COLLECTED DATA
________________

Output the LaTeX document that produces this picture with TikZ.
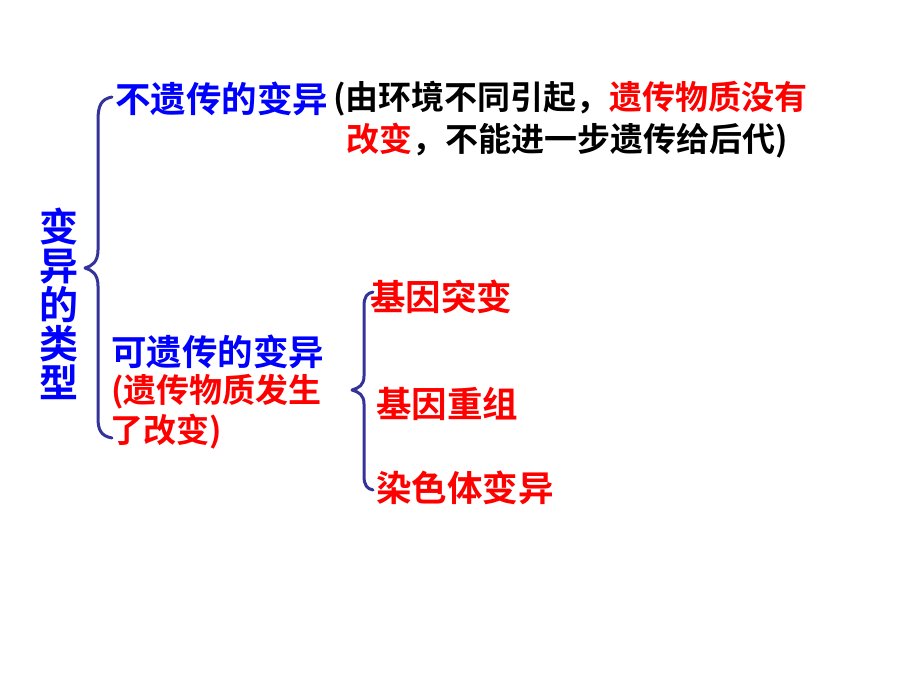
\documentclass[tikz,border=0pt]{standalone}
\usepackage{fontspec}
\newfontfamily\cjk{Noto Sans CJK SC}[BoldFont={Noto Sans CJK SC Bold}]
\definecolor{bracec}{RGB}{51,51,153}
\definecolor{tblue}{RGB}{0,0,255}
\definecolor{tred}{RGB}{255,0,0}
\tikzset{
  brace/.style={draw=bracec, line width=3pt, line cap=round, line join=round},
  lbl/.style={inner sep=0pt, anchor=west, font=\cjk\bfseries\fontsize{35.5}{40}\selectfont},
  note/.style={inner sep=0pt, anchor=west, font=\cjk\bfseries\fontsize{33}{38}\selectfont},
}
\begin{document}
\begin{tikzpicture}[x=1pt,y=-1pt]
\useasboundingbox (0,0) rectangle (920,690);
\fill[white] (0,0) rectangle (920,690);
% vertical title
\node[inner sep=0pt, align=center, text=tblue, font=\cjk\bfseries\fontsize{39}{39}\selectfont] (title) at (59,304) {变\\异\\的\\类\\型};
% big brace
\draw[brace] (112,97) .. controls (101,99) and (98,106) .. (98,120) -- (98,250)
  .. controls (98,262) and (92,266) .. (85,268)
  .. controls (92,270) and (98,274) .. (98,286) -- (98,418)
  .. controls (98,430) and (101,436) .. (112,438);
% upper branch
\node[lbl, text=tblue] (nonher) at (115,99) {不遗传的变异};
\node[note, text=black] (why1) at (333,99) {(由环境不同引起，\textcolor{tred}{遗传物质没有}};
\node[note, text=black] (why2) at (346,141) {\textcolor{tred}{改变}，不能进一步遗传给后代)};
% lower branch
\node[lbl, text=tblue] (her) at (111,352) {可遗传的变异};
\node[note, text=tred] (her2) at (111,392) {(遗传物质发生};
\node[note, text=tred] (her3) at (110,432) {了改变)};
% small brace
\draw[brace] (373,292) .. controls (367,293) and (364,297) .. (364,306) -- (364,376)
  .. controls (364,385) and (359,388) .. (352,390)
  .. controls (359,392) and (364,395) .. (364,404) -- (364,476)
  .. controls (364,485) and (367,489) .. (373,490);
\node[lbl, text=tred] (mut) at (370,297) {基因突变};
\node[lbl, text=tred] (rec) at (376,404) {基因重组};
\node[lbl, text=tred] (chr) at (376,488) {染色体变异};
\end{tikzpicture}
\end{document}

________________

TASK TO CARRY OUT
Are you able to set down all the lines above exactly, without any pictures?

PROBLEM SOLUTION
Output the LaTeX document that produces this picture with TikZ.
\documentclass[tikz,border=0pt]{standalone}
\usepackage{fontspec}
\newfontfamily\cjk{Noto Sans CJK SC}[BoldFont={Noto Sans CJK SC Bold}]
\definecolor{bracec}{RGB}{51,51,153}
\definecolor{tblue}{RGB}{0,0,255}
\definecolor{tred}{RGB}{255,0,0}
\tikzset{
  brace/.style={draw=bracec, line width=3pt, line cap=round, line join=round},
  lbl/.style={inner sep=0pt, anchor=west, font=\cjk\bfseries\fontsize{35.5}{40}\selectfont},
  note/.style={inner sep=0pt, anchor=west, font=\cjk\bfseries\fontsize{33}{38}\selectfont},
}
\begin{document}
\begin{tikzpicture}[x=1pt,y=-1pt]
\useasboundingbox (0,0) rectangle (920,690);
\fill[white] (0,0) rectangle (920,690);
% vertical title
\node[inner sep=0pt, align=center, text=tblue, font=\cjk\bfseries\fontsize{39}{39}\selectfont] (title) at (59,304) {变\\异\\的\\类\\型};
% big brace
\draw[brace] (112,97) .. controls (101,99) and (98,106) .. (98,120) -- (98,250)
  .. controls (98,262) and (92,266) .. (85,268)
  .. controls (92,270) and (98,274) .. (98,286) -- (98,418)
  .. controls (98,430) and (101,436) .. (112,438);
% upper branch
\node[lbl, text=tblue] (nonher) at (115,99) {不遗传的变异};
\node[note, text=black] (why1) at (333,99) {(由环境不同引起，\textcolor{tred}{遗传物质没有}};
\node[note, text=black] (why2) at (346,141) {\textcolor{tred}{改变}，不能进一步遗传给后代)};
% lower branch
\node[lbl, text=tblue] (her) at (111,352) {可遗传的变异};
\node[note, text=tred] (her2) at (111,392) {(遗传物质发生};
\node[note, text=tred] (her3) at (110,432) {了改变)};
% small brace
\draw[brace] (373,292) .. controls (367,293) and (364,297) .. (364,306) -- (364,376)
  .. controls (364,385) and (359,388) .. (352,390)
  .. controls (359,392) and (364,395) .. (364,404) -- (364,476)
  .. controls (364,485) and (367,489) .. (373,490);
\node[lbl, text=tred] (mut) at (370,297) {基因突变};
\node[lbl, text=tred] (rec) at (376,404) {基因重组};
\node[lbl, text=tred] (chr) at (376,488) {染色体变异};
\end{tikzpicture}
\end{document}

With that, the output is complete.